Take that, Spider-Man.

Naturally the field of would-be superheroes, at first thought to be limited to one naïve but courageous soul, is soon crowded, not only by the dynamic duo Hit-Girl and Big Daddy – played with warped charm by Chloë Grace Moretz (Diary of a Wimpy Kid) and Nicolas Cage, channeling Adam West – but by the rogue impostor Red Mist (Christopher Mintz-Plasse, of Superbad). Recognizing his limitations, Kick-Ass accepts their help, but his ill-chosen allegiances land him in the mob’s clutches.

For commercial reasons, it must have been tempting to tone down the dirty language and lurid violence of author Mark Millar’s comic books, but director Matthew Vaughn (Layer Cake) clearly resisted. He gives Kick-Ass an exhilarating edge, and it earns its R rating with gusto. Some might recoil at 11-year-old Hit-Girl’s taste for butchery, or her gift for gab blunt and obscene, but the movie’s bursts of brutality are invigorating, and the humor is both shocking and razor-sharp.

That should be enough to keep younger children out of the theaters, possibly against their wishes.
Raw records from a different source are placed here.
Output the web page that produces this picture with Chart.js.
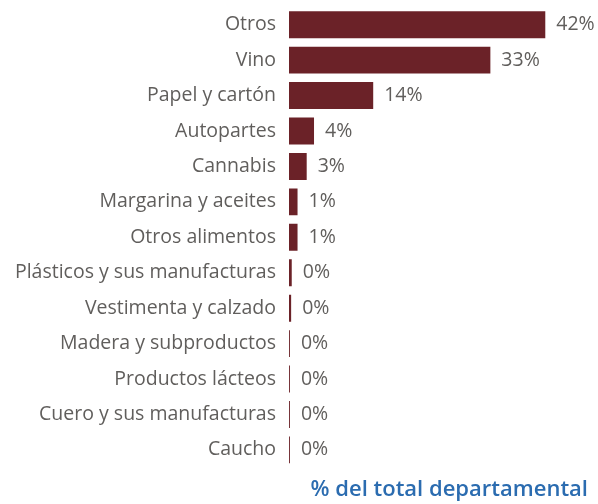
<!DOCTYPE html>
<html>
<head>
<meta charset="utf-8">
<script src="https://cdn.jsdelivr.net/npm/chart.js@4"></script>
<style>
  html, body { margin: 0; padding: 0; background: #fff; }
  #wrap { width: 598px; height: 504px; }
</style>
</head>
<body>
<div id="wrap"><canvas id="chart" width="598" height="504"></canvas></div>
<script>
const categories = [
  'Otros', 'Vino', 'Papel y cartón', 'Autopartes', 'Cannabis',
  'Margarina y aceites', 'Otros alimentos', 'Plásticos y sus manufacturas',
  'Vestimenta y calzado', 'Madera y subproductos', 'Productos lácteos',
  'Cuero y sus manufacturas', 'Caucho'
];
const shares = [42.0, 33.0, 13.8, 4.1, 2.9, 1.4, 1.4, 0.45, 0.35, 0.15, 0.15, 0.15, 0.15];
const titleText = '% del total departamental';

const textGray = '#605e5c';
const barColor = '#6b2228';
const fontFamily = '"Open Sans", "Noto Sans", sans-serif';

// draws the "42%" style labels right of each bar
const valueLabels = {
  id: 'valueLabels',
  afterDatasetsDraw(chart) {
    const ctx = chart.ctx;
    const meta = chart.getDatasetMeta(0);
    ctx.save();
    ctx.font = '19.5px ' + fontFamily;
    ctx.fillStyle = textGray;
    ctx.textAlign = 'left';
    ctx.textBaseline = 'middle';
    meta.data.forEach((bar, i) => {
      ctx.fillText(Math.round(shares[i]) + '%', bar.x + 11, bar.y);
    });
    ctx.restore();
  }
};

new Chart(document.getElementById('chart'), {
  type: 'bar',
  data: {
    labels: categories,
    datasets: [{
      data: shares,
      backgroundColor: barColor,
      borderWidth: 0,
      categoryPercentage: 1,
      barPercentage: 0.76
    }]
  },
  options: {
    indexAxis: 'y',
    responsive: false,
    animation: false,
    layout: { padding: { top: 7, right: 10, bottom: 0, left: 0 } },
    plugins: {
      legend: { display: false },
      tooltip: { enabled: false },
      title: {
        display: true,
        text: titleText,
        position: 'bottom',
        align: 'end',
        color: '#2b6cb0',
        font: { family: fontFamily, size: 22, weight: '600' },
        padding: { top: 9, bottom: 1 }
      }
    },
    scales: {
      x: {
        display: false,
        min: 0,
        max: 49
      },
      y: {
        grid: { display: false, drawTicks: false },
        border: { display: false },
        ticks: {
          color: textGray,
          padding: 13,
          font: { family: fontFamily, size: 19.5 }
        },
        afterFit(scale) {
          scale.width = 289;
          scale.paddingTop = 0;
          scale.paddingBottom = 0;
        }
      }
    }
  },
  plugins: [valueLabels]
});
</script>
</body>
</html>
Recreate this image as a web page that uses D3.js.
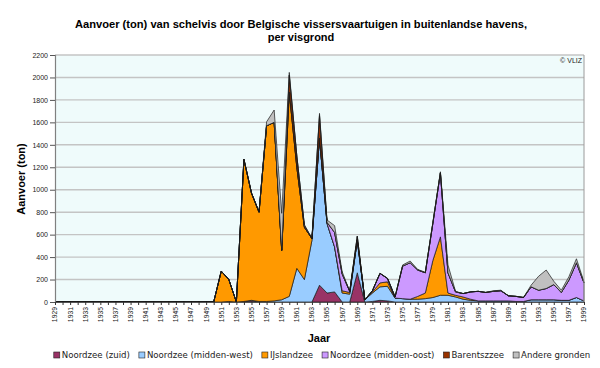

But nobody else who’s ever dreamed of being a caped crusader should miss Kick-Ass, a soaring adventure – and a winning coming-of-age comedy – that contemplates the conflicted life of a masked misfit every bit as thoroughly as The Dark Knight, without the brooding overtones. It’s dark, but hardly tortured.

There will be grumblings that the movie tries too hard, balancing too many plates at one time, but taken on its own delightfully twisted terms, it is bold and uncompromising. It knows its audience, how they speak and think, and delivers a fable for the ages, deliciously uncensored. If that sounds like high praise, so be it: Kick-Ass earns that, too, by living up to its name.